The US military planned to launch a hypersonic unmanned vehicle in a test flight on Tuesday over the Pacific, with the X-51A due to reach mind-boggling speeds of Mach 6, a spokesperson said.
The Waverider, which resembles a missile with a flat nose, was to be dropped off the wing of a B-52 bomber off the California coast at an altitude of about 15 000 metres, according to the US Air Force.
The latest test of the experimental vehicle is tentatively scheduled for 10am local time (5pm GMT) at Edwards Air Force Base in southern California, spokesperson Kenji Thuloweit told AFP.
A solid rocket booster will catapult the vehicle to a speed of about Mach 4.5 in 30 seconds before the X-51A's engine accelerates to Mach 6, six times the speed of sound or more than 7300 kilometres per hour.
After a scheduled flight of about five minutes - in which it is expected to reach an altitude of 21 000 metres - the Waverider will splash down in the Pacific, the Air Force said.
There are no plans to recover the test vehicle.
The X-51, at eight metres long, reached Mach 5 during its first test in May 2010, but the flight - which lasted a little over three minutes - ended earlier than planned due to a technical problem.

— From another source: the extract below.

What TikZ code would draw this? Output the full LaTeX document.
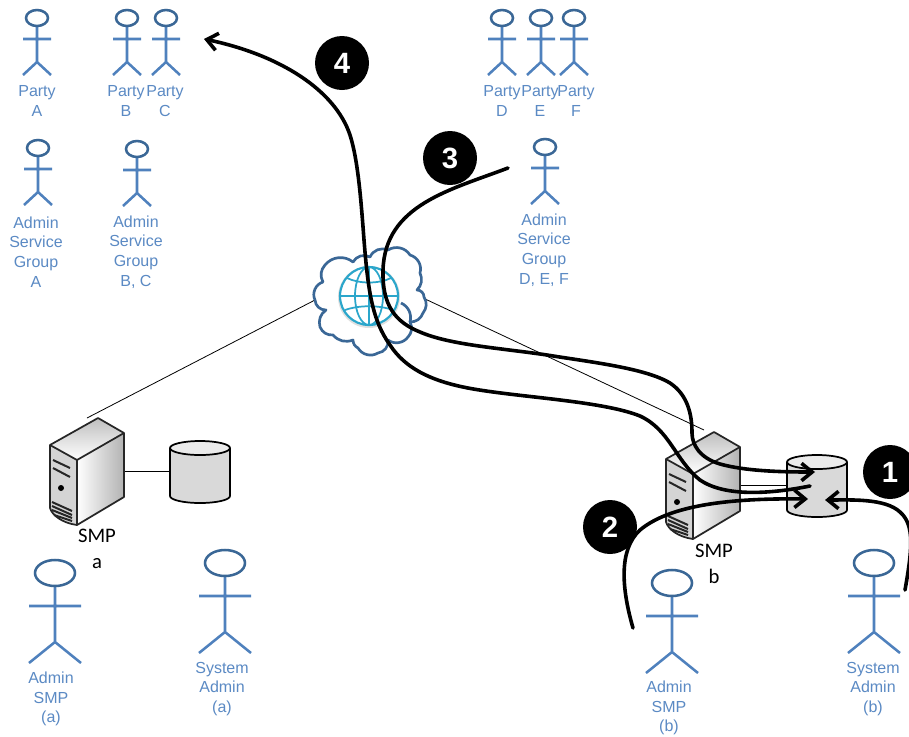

Hypersonic flight renders conventional turbine jet engines useless due to the extraordinary heat and pressure generated at such high speeds.
But Pentagon strategists see hypersonic aircraft as a promising technology that could dramatically bolster America's air power, comparing it to radar-evading stealth warplanes that emerged in the 1970s.
Hypersonic technology eventually could be employed for long-range bombing, reconnaissance or transporting troops, analysts say.
The X-51 is one of several hypersonic projects currently under way.
In November 2011, the Pentagon successfully tested an "advanced hypersonic weapon," a bomb.
In August 2011, the Pentagon test flew a hypersonic glider dubbed HTV-2, which is capable of flying 27 000 kilometres per hour, but the test ended in failure.